DATASET SECTION:
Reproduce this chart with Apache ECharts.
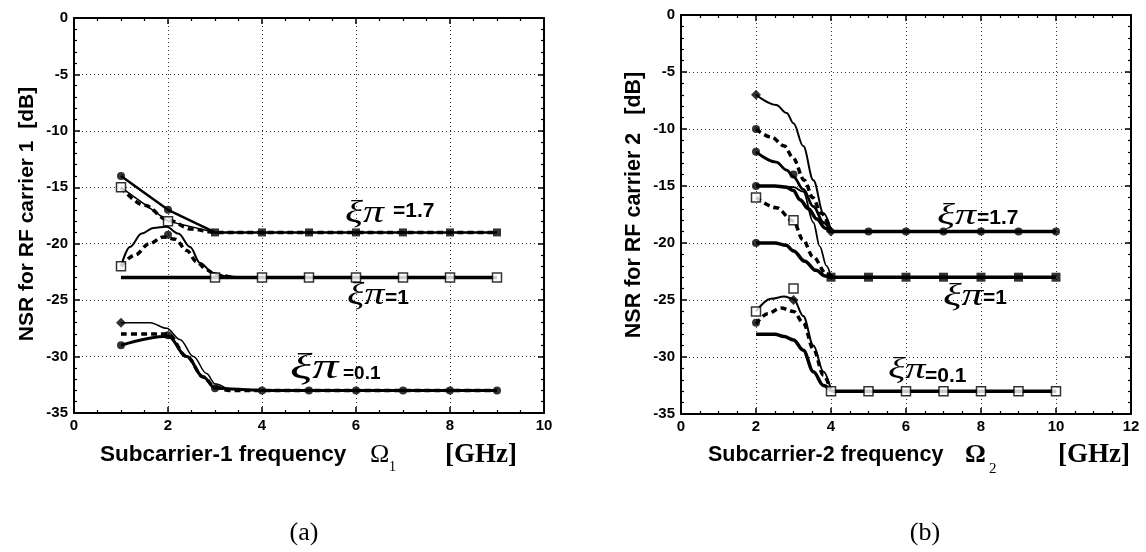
<!DOCTYPE html>
<html><head><meta charset="utf-8">
<script src="https://cdn.jsdelivr.net/npm/echarts@6/dist/echarts.min.js"></script>
<style>html,body{margin:0;padding:0;background:#fff}#c{width:1146px;height:552px}</style>
</head><body><div id="c"></div>
<script>
// ---------- Panel (a) data ----------
const aC17X = [1,2,3,4,5,6,7,8,9];
const aC17Y = [-14,-17,-19,-19,-19,-19,-19,-19,-19];
const aS17X = [1,2,3];
const aS17Y = [-15,-18,-19];
const aD17X = [1,1.5,2,2.5,3,4,5,6,7,8,9];
const aD17Y = [-15,-16.6,-17.9,-18.7,-19,-19,-19,-19,-19,-19,-19];
const aF1X = [1,3,4,5,6,7,8,9];
const aF1Y = [-23,-23,-23,-23,-23,-23,-23,-23];
const aT1X = [1,1.19,1.44,1.69,1.97,2.22,2.47,2.68,2.96,3.25,3.6];
const aT1Y = [-22,-20.3,-19.1,-18.6,-18.5,-19.1,-20.3,-21.7,-22.6,-22.9,-23];
const aD1X = [1,1.3,1.6,1.9,2.15,2.4,2.61,2.82,3.03,3.4];
const aD1Y = [-22,-21,-20,-19.4,-19.6,-20.6,-21.6,-22.3,-22.8,-23];
const aT01X = [1,1.62,1.97,2.26,2.54,2.82,3,3.3];
const aT01Y = [-27,-27,-27.5,-28.5,-30,-31.5,-32.4,-33];
const aD01X = [1,1.5,2,2.4,2.75,3,3.3,4,5,6,7,8,9];
const aD01Y = [-28,-28,-28,-30,-31.8,-32.7,-33,-33,-33,-33,-33,-33,-33];
const aK01X = [1,2,2.4,2.75,3,4,5,6,7,8,9];
const aK01Y = [-29,-28.2,-30,-31.8,-32.8,-33,-33,-33,-33,-33,-33];
// markers (a)
const aDotX = [1,2,2,1,2,3,4,5,6,7,8,9];
const aDotY = [-14,-17,-19.2,-29,-28.1,-32.8,-33,-33,-33,-33,-33,-33];
const aBoxX = [3,4,5,6,7,8,9];
const aBoxY = [-19,-19,-19,-19,-19,-19,-19];
const aOpenX = [1,2,1,3,4,5,6,7,8,9];
const aOpenY = [-15,-18,-22,-23,-23,-23,-23,-23,-23,-23];
const aDiaX = [1];
const aDiaY = [-27];

// ---------- Panel (b) data ----------
const bA17X = [2,2.54,2.82,3,3.26,3.53,3.8,4];
const bA17Y = [-7,-7.9,-8.6,-9.5,-11.5,-14.5,-17.4,-18.9];
const bB17X = [2,2.4,2.76,2.98,3.29,3.51,3.74,4];
const bB17Y = [-10,-10.7,-11.5,-12.5,-14.5,-16,-17.4,-18.9];
const bC17X = [2,2.54,2.82,3,3.26,3.53,3.8,4];
const bC17Y = [-12,-12.9,-13.6,-14.2,-15.3,-16.8,-18.2,-19];
const bK17X = [2,2.5,2.8,3,3.17,3.4,3.62,3.85,4,5,6,7,8,9,10];
const bK17Y = [-15,-15,-15.1,-15.4,-16.2,-17,-17.9,-18.7,-19,-19,-19,-19,-19,-19,-19];
const bE1X = [2,2.54,3,3.25,3.52,3.88,4.05];
const bE1Y = [-16,-16.9,-18.1,-19.7,-21.2,-22.7,-23];
const bK1X = [2,2.5,2.8,3,3.3,3.6,3.85,4,5,6,7,8,9,10];
const bK1Y = [-20,-20,-20.2,-20.7,-21.6,-22.4,-22.9,-23,-23,-23,-23,-23,-23,-23];
const bT1X = [2.6,3,3.26,3.53,3.7,3.88,4];
const bT1Y = [-15,-15.1,-15.5,-18.2,-20.3,-22,-23];
const bT01X = [2,2.4,2.75,3,3.26,3.53,3.8,4];
const bT01Y = [-26,-24.9,-24.7,-24.9,-26.4,-29,-31.3,-32.9];
const bD01X = [2,2.31,2.67,3,3.26,3.53,3.8,4];
const bD01Y = [-27.1,-26.2,-25.7,-26,-27,-29.3,-31.6,-33];
const bK01X = [2,2.5,2.75,3,3.26,3.53,3.8,4.07,5,6,7,8,9,10];
const bK01Y = [-28,-28,-28.2,-28.5,-29.4,-31.3,-32.5,-33,-33,-33,-33,-33,-33,-33];
// markers (b)
const bDotX = [2,2,2,3,5,6,7,8,9,10,2,2];
const bDotY = [-10,-12,-15,-14,-19,-19,-19,-19,-19,-19,-20,-27];
const bBoxX = [4,5,6,7,8,9,10];
const bBoxY = [-23,-23,-23,-23,-23,-23,-23];
const bOpenX = [2,3,2,3,4,5,6,7,8,9,10];
const bOpenY = [-16,-18,-26,-24,-33,-33,-33,-33,-33,-33,-33];
const bDiaX = [2,4,3];
const bDiaY = [-7,-19,-25];

// tick / axis text
const aXMax = 10, bXMax = 12, yMin = -35, yMax = 0;
const aYName = 'NSR for RF carrier 1  [dB]';
const bYName = 'NSR for RF carrier 2   [dB]';

const SANS = '"Liberation Sans", Arial, sans-serif';
const SERIF = '"Liberation Serif", "Times New Roman", serif';

function zip(xs, ys){ return xs.map((x,i)=>[x, ys[i]]); }

function xAx(grid, max, pos, main){
  return {type:'value', gridIndex:grid, position:pos, min:0, max:max, interval:2,
    axisLine:{show:true, onZero:false, lineStyle:{color:'#000', width:2}},
    axisTick:{show:true, inside:true, length:6, lineStyle:{color:'#000', width:1.5}},
    minorTick:{show:true, splitNumber:4, length:3, lineStyle:{color:'#000', width:1.2}},
    axisLabel:{show:main, color:'#000', fontWeight:'bold', fontSize:15, fontFamily:SANS, margin:5},
    splitLine:{show:main, lineStyle:{color:'#333', type:[1,3], width:1}}};
}
function yAx(grid, pos, main){
  return {type:'value', gridIndex:grid, position:pos, min:yMin, max:yMax, interval:5,
    axisLine:{show:true, onZero:false, lineStyle:{color:'#000', width:2}},
    axisTick:{show:true, inside:true, length:6, lineStyle:{color:'#000', width:1.5}},
    minorTick:{show:true, splitNumber:5, length:3, lineStyle:{color:'#000', width:1.2}},
    axisLabel:{show:main, color:'#000', fontWeight:'bold', fontSize:15, fontFamily:SANS, margin:6},
    splitLine:{show:main, lineStyle:{color:'#333', type:[1,3], width:1}}};
}

function line(xs, ys, ax, w, t, smooth){
  return {type:'line', xAxisIndex:ax, yAxisIndex:ax, data:zip(xs,ys), symbol:'none', showSymbol:false,
    smooth: smooth ? 0.35 : false, smoothMonotone: smooth ? 'x' : undefined,
    lineStyle:{color:'#000', width:w, type:t}, z:3, silent:true};
}
function marks(xs, ys, ax, symbol, size, open){
  return {type:'scatter', xAxisIndex:ax, yAxisIndex:ax, data:zip(xs,ys), symbol:symbol, symbolSize:size,
    itemStyle: open ? {color:'#fff', borderColor:'#000', borderWidth:1.5} : {color:'#000'}, z:open?6:5, silent:true};
}

const DASH = [6,4];
const series = [
  // panel a
  line(aC17X,aC17Y,0,2.5,'solid',false),
  line(aS17X,aS17Y,0,1.5,'solid',false),
  line(aD17X,aD17Y,0,3.5,DASH,true),
  line(aF1X,aF1Y,0,3.5,'solid',false),
  line(aT1X,aT1Y,0,2,'solid',true),
  line(aD1X,aD1Y,0,3.5,DASH,true),
  line(aT01X,aT01Y,0,1.5,'solid',true),
  line(aD01X,aD01Y,0,3.5,DASH,true),
  line(aK01X,aK01Y,0,3,'solid',true),
  marks(aDotX,aDotY,0,'circle',8,false),
  marks(aBoxX,aBoxY,0,'rect',8,false),
  marks(aOpenX,aOpenY,0,'rect',9,true),
  marks(aDiaX,aDiaY,0,'diamond',10,false),
  // panel b
  line(bA17X,bA17Y,2,2,'solid',true),
  line(bB17X,bB17Y,2,3.5,DASH,true),
  line(bC17X,bC17Y,2,2.8,'solid',true),
  line(bK17X,bK17Y,2,3.5,'solid',true),
  line(bE1X,bE1Y,2,3.5,DASH,true),
  line(bK1X,bK1Y,2,3.5,'solid',true),
  line(bT1X,bT1Y,2,1.8,'solid',true),
  line(bT01X,bT01Y,2,2,'solid',true),
  line(bD01X,bD01Y,2,3.5,DASH,true),
  line(bK01X,bK01Y,2,3.5,'solid',true),
  marks(bDotX,bDotY,2,'circle',8,false),
  marks(bBoxX,bBoxY,2,'rect',9,false),
  marks(bOpenX,bOpenY,2,'rect',9,true),
  marks(bDiaX,bDiaY,2,'diamond',10,false)
];

function txt(s, x, y, font, align, sx, rot){
  return {type:'text', z:10, x:x, y:y, scaleX:sx||1, scaleY:1, rotation:rot||0,
    style:{text:s, x:0, y:0, font:font, fill:'#000', textAlign:align||'left', textVerticalAlign:'middle'}};
}
const graphic = [
  txt(aYName,27,214,'bold 21px '+SANS,'center',1,Math.PI/2),
  txt(bYName,634,205,'bold 21.5px '+SANS,'center',1,Math.PI/2),
  txt('ξπ',345,214,'italic 31px '+SERIF,'left',1.35), txt('=1.7',393,211,'bold 21px '+SANS),
  txt('ξπ',347,296,'italic 31px '+SERIF,'left',1.3), txt('=1',385,298,'bold 21px '+SANS),
  txt('ξπ',290,369,'italic 36px '+SERIF,'left',1.45), txt('=0.1',343,374,'bold 19px '+SANS),
  txt('ξπ',937,216,'italic 30px '+SERIF,'left',1.4), txt('=1.7',977,218,'bold 21px '+SANS),
  txt('ξπ',943,297,'italic 31px '+SERIF,'left',1.4), txt('=1',983,298,'bold 21px '+SANS),
  txt('ξπ',888,370,'italic 30px '+SERIF,'left',1.35), txt('=0.1',925,376,'bold 21px '+SANS),
  txt('Subcarrier-1 frequency',100,455,'bold 22.5px '+SANS),
  txt('Ω',370,455,'26px '+SERIF), txt('1',389,467,'14px '+SERIF),
  txt('[GHz]',445,455,'bold 27px '+SERIF),
  txt('Subcarrier-2 frequency',708,455,'bold 21.5px '+SANS),
  txt('Ω',965,455,'bold 26px '+SERIF), txt('2',989,469,'15px '+SERIF),
  txt('[GHz]',1058,455,'bold 27px '+SERIF),
  txt('(a)',304,533,'26px '+SERIF,'center'),
  txt('(b)',925,533,'26px '+SERIF,'center')
];

const chart = echarts.init(document.getElementById('c'), null, {renderer:'canvas'});
chart.setOption({
  animation:false,
  backgroundColor:'#fff',
  grid:[{left:74, top:18, width:470, height:395}, {left:681, top:15, width:450, height:399}],
  xAxis:[xAx(0,aXMax,'bottom',true), xAx(0,aXMax,'top',false), xAx(1,bXMax,'bottom',true), xAx(1,bXMax,'top',false)],
  yAxis:[yAx(0,'left',true), yAx(0,'right',false), yAx(1,'left',true), yAx(1,'right',false)],
  series:series,
  graphic:graphic
});
</script></body></html>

WHAT IS EXPECTED: From the first line above to the line containing "const aDiaY = [-27];", repeat each line exactly. Pictures stay out.

TASK RESULT:
Reproduce this chart with Apache ECharts.
<!DOCTYPE html>
<html><head><meta charset="utf-8">
<script src="https://cdn.jsdelivr.net/npm/echarts@6/dist/echarts.min.js"></script>
<style>html,body{margin:0;padding:0;background:#fff}#c{width:1146px;height:552px}</style>
</head><body><div id="c"></div>
<script>
// ---------- Panel (a) data ----------
const aC17X = [1,2,3,4,5,6,7,8,9];
const aC17Y = [-14,-17,-19,-19,-19,-19,-19,-19,-19];
const aS17X = [1,2,3];
const aS17Y = [-15,-18,-19];
const aD17X = [1,1.5,2,2.5,3,4,5,6,7,8,9];
const aD17Y = [-15,-16.6,-17.9,-18.7,-19,-19,-19,-19,-19,-19,-19];
const aF1X = [1,3,4,5,6,7,8,9];
const aF1Y = [-23,-23,-23,-23,-23,-23,-23,-23];
const aT1X = [1,1.19,1.44,1.69,1.97,2.22,2.47,2.68,2.96,3.25,3.6];
const aT1Y = [-22,-20.3,-19.1,-18.6,-18.5,-19.1,-20.3,-21.7,-22.6,-22.9,-23];
const aD1X = [1,1.3,1.6,1.9,2.15,2.4,2.61,2.82,3.03,3.4];
const aD1Y = [-22,-21,-20,-19.4,-19.6,-20.6,-21.6,-22.3,-22.8,-23];
const aT01X = [1,1.62,1.97,2.26,2.54,2.82,3,3.3];
const aT01Y = [-27,-27,-27.5,-28.5,-30,-31.5,-32.4,-33];
const aD01X = [1,1.5,2,2.4,2.75,3,3.3,4,5,6,7,8,9];
const aD01Y = [-28,-28,-28,-30,-31.8,-32.7,-33,-33,-33,-33,-33,-33,-33];
const aK01X = [1,2,2.4,2.75,3,4,5,6,7,8,9];
const aK01Y = [-29,-28.2,-30,-31.8,-32.8,-33,-33,-33,-33,-33,-33];
// markers (a)
const aDotX = [1,2,2,1,2,3,4,5,6,7,8,9];
const aDotY = [-14,-17,-19.2,-29,-28.1,-32.8,-33,-33,-33,-33,-33,-33];
const aBoxX = [3,4,5,6,7,8,9];
const aBoxY = [-19,-19,-19,-19,-19,-19,-19];
const aOpenX = [1,2,1,3,4,5,6,7,8,9];
const aOpenY = [-15,-18,-22,-23,-23,-23,-23,-23,-23,-23];
const aDiaX = [1];
const aDiaY = [-27];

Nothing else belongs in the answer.